As Donna Hicks said in a Forbes interview:

"Dignity is something we are born with -- it is our inherent value and worth. We have little trouble seeing it when a child is born; there is no question about whether they are something of value. In fact, we would say that children are invaluable, priceless and irreplaceable.
How do we treat something that is invaluable, priceless and irreplaceable? We give it our utmost care and attention. Even though we are all born worthy of this care and attention, we are born vulnerable to having our dignity violated. Treating others with dignity, then, becomes the baseline of our interactions. You don’t have to do anything to deserve dignity.

We in business are exacerbating this poverty of dignity in the world because we see people as objects for our success. But, for 40 hours or more a week, we have the opportunity to change the world with our leadership."

With Steve Barlament, it all started with simple listening, which was a release valve of pent up frustration and the simplest way we can begin to start honoring the dignity of others. As Thomas Friedman wrote:

"Sometimes it just takes listening to them, but deep listening — not just waiting for them to stop talking. Because listening is the ultimate sign of respect. What you say when you listen speaks more than any words.

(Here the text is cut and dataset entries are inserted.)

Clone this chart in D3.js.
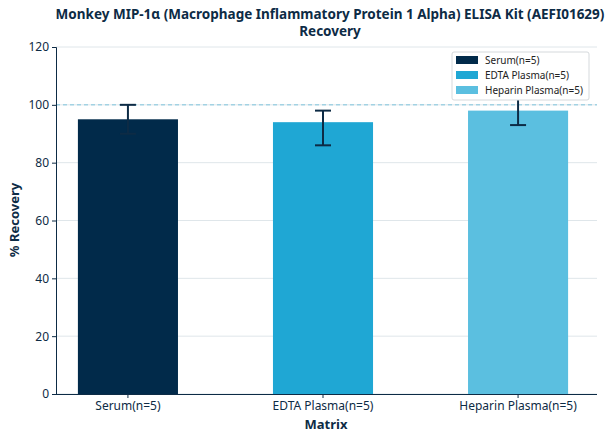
<!DOCTYPE html>
<html><head><meta charset="utf-8">
<script src="https://cdn.jsdelivr.net/npm/d3@7"></script>
<style>body{margin:0;background:#fff;font-family:"Noto Sans",sans-serif}</style>
</head><body><svg width="608" height="439"></svg>
<script>
const categories = ["Serum(n=5)", "EDTA Plasma(n=5)", "Heparin Plasma(n=5)"];
const means = [95, 94, 98];
const errLow = [90, 86, 93];
const errHigh = [100, 98, 103];
const colors = ["#012a4a", "#1fa7d4", "#5bbfe0"];
const yTicks = [0, 20, 40, 60, 80, 100, 120];

const svg = d3.select("svg");
const ink = "#0d2b45";

const x = d3.scaleBand().domain(categories).range([30.5, 615.5]).paddingInner(0.487).paddingOuter(0.243);
const y = d3.scaleLinear().domain([0, 120]).range([394, 47]);

// grid
svg.append("g").selectAll("line").data(yTicks).enter().append("line")
    .attr("x1", 56).attr("x2", 597)
    .attr("y1", d => y(d)).attr("y2", d => y(d))
    .attr("stroke", "#dfe6ea").attr("stroke-width", 1);

svg.selectAll(".bar").data(categories).enter().append("rect")
    .attr("x", d => x(d)).attr("width", x.bandwidth())
    .attr("y", (d, i) => y(means[i])).attr("height", (d, i) => y(0) - y(means[i]))
    .attr("fill", (d, i) => colors[i]);

// reference line
svg.append("line").attr("x1", 56).attr("x2", 597)
    .attr("y1", y(100)).attr("y2", y(100))
    .attr("stroke", "#7fc4dc").attr("stroke-dasharray", "4,3");

// error bars
const eb = svg.append("g").attr("stroke", ink).attr("stroke-width", 2);
categories.forEach((c, i) => {
    const cx = x(c) + x.bandwidth() / 2;
    eb.append("line").attr("x1", cx).attr("x2", cx).attr("y1", y(errLow[i])).attr("y2", y(errHigh[i]));
    [errLow[i], errHigh[i]].forEach(v => eb.append("line")
        .attr("x1", cx - 8).attr("x2", cx + 8).attr("y1", y(v)).attr("y2", y(v)));
});

// axes
const ya = svg.append("g").attr("transform", "translate(56,0)")
    .call(d3.axisLeft(y).tickValues(yTicks).tickSize(4));
ya.select(".domain").attr("stroke", ink);
ya.selectAll("text").attr("font-size", 12).attr("fill", ink).attr("font-family", "Noto Sans");
ya.selectAll(".tick line").attr("stroke", ink);

const xa = svg.append("g").attr("transform", "translate(0,394)")
    .call(d3.axisBottom(x).tickSize(4).tickSizeOuter(0));
xa.select(".domain").remove();
xa.selectAll("text").attr("font-size", 12).attr("fill", ink).attr("font-family", "Noto Sans");
xa.selectAll(".tick line").attr("stroke", ink);
svg.append("line").attr("x1", 56).attr("x2", 597).attr("y1", 394.5).attr("y2", 394.5).attr("stroke", ink);

// titles
svg.append("text").attr("x", 330).attr("y", 19).attr("text-anchor", "middle")
    .attr("font-size", 13.5).attr("font-weight", "bold").attr("fill", ink)
    .text("Monkey MIP-1α (Macrophage Inflammatory Protein 1 Alpha) ELISA Kit (AEFI01629)");
svg.append("text").attr("x", 330).attr("y", 36).attr("text-anchor", "middle")
    .attr("font-size", 13.5).attr("font-weight", "bold").attr("fill", ink).text("Recovery");
svg.append("text").attr("x", 326).attr("y", 429).attr("text-anchor", "middle")
    .attr("font-size", 13).attr("font-weight", "bold").attr("fill", ink).text("Matrix");
svg.append("text").attr("transform", "translate(19,220) rotate(-90)").attr("text-anchor", "middle")
    .attr("font-size", 13).attr("font-weight", "bold").attr("fill", ink).text("% Recovery");

// legend
const lg = svg.append("g").attr("transform", "translate(452,52)");
lg.append("rect").attr("width", 137).attr("height", 48).attr("rx", 2)
    .attr("fill", "#fff").attr("stroke", "#d5d9dc");
categories.forEach((c, i) => {
    lg.append("rect").attr("x", 4).attr("y", 4 + i * 15).attr("width", 22).attr("height", 8).attr("fill", colors[i]);
    lg.append("text").attr("x", 33).attr("y", 12 + i * 15).attr("font-size", 10).attr("fill", "#222").text(c);
});
</script></body></html>
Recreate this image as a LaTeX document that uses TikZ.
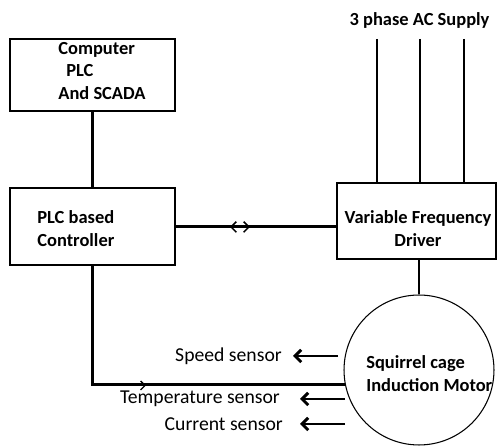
\documentclass[tikz,border=0pt]{standalone}
\usepackage{fontspec}
\setmainfont{Carlito}
\usetikzlibrary{arrows.meta}

\begin{document}
\begin{tikzpicture}[x=0.02cm,y=-0.02cm,block/.style={draw,line width=0.75pt,inner sep=0},line/.style={line width=1.25pt},title/.style={font=\bfseries\fontsize{10.5}{13}\selectfont,align=left,inner sep=0},sensor/.style={font=\fontsize{11.2}{13}\selectfont,anchor=east,inner ysep=0},feed/.style={line width=1.7pt,-{Straight Barb[length=3.5pt,width=7pt]}}]
 \useasboundingbox (0,0) rectangle (497,448);
 \node[block,minimum width=3.3cm,minimum height=1.44cm] (comp) at (92.5,75) {};
 \node[title,anchor=west] (comptext) at (58,71) {Computer\\\hspace{4.5pt}PLC\\And SCADA};
 \node[block,minimum width=3.3cm,minimum height=1.54cm] (plc) at (92.5,226.5) {};
 \node[title,anchor=west] (plctext) at (37,228.5) {PLC based\\Controller};
 \node[block,minimum width=3.18cm,minimum height=1.52cm] (vfd) at (416.5,221) {};
 \node[title,align=center] (vfdtext) at (418,228.5) {Variable Frequency\\Driver};
 \node[title] (supply) at (419.5,20) {3 phase AC Supply};
 \node[draw,circle,line width=0.6pt,minimum size=3cm,inner sep=0] (motor) at (419,370) {};
 \node[title,anchor=west] (motortext) at (366,374) {Squirrel cage\\Induction Motor};
 \foreach \x in {377,420,464}{\coordinate (s\x) at (\x,39); \draw[line] (s\x) -- (s\x |- vfd.north);}
 \draw[line] (comp) -- (plc);
 \draw[line] (plc.east) -- (plc.east -| vfd.west);
 \coordinate (tipl) at (230,227); \coordinate (tipr) at (250,227);
 \draw[line width=0.9pt,{Straight Barb[length=3pt,width=6pt]}-{Straight Barb[length=3pt,width=6pt]}] (tipl) -- (tipr);
 \draw[line] (motor.north |- vfd.south) -- (motor.north);
 \draw[line] (plc.south) |- (motor.191);
 \coordinate (fa) at (128,385.5); \coordinate (fb) at (146,385.5);
 \draw[line width=0.8pt,-{Straight Barb[length=2.5pt,width=5pt]}] (fa) -- (fb);
 \node[sensor,inner xsep=6.2pt] (speed) at (293,356) {Speed sensor};
 \node[sensor,inner xsep=11.3pt] (temp) at (300,399) {Temperature sensor};
 \node[sensor,inner xsep=9.6pt] (curr) at (300,424) {Current sensor};
 \coordinate (ms) at (338,356); \coordinate (mt) at (345,399); \coordinate (mc) at (345,424);
 \draw[feed] (ms) -- (speed.east);
 \draw[feed] (mt) -- (temp.east);
 \draw[feed] (mc) -- (curr.east);
\end{tikzpicture}
\end{document}
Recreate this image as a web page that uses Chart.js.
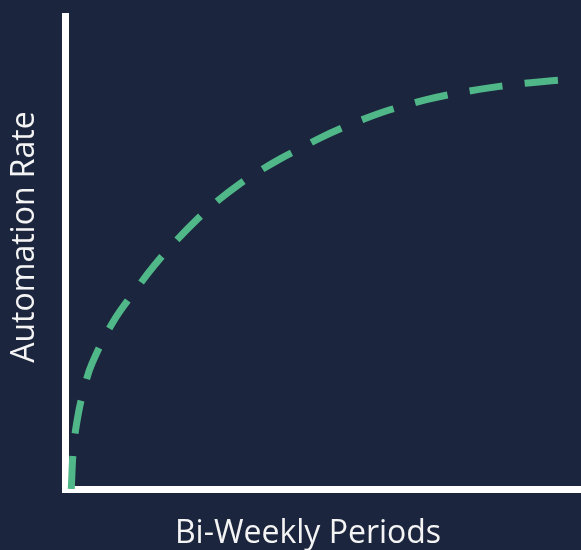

Once Steve was listened to and his expertise was utilized, he felt valued. He felt like he was making a difference. He felt like he was worth something. And when his advice was utilized, things in his workday got better. He wasn’t frustrated. He went home fulfilled and happy. He treated his family differently. This is how we can start to heal our brokenness by ending the hunger for dignity and sending people home as better spouses, parents, children, friends, and neighbors."

It reminds me of a quote by the late Harvard Business School Professor, Clay Christensen:

"The causality of happiness is focusing your energy on helping other people be better people rather than focusing on ourselves. If what you’re trying to do in managing your company is make better people, the products that you make and the profitability you create is a byproduct of making other people better. Then it can create a business organization that’s not like anything that we have seen before.

Isn’t this the kind of company you would want your precious child to work for? Isn’t this the kind of company you would like to work for? Wouldn’t this create true happiness and engagement in the workforce?"

This is how business can be a powerful force for good, by caring enough about their people that they restore, honor and protect the sense of dignity that is a basic human need.

Leaders, it’s time to start feeding the hungry instead of starving them when they are within our span of care.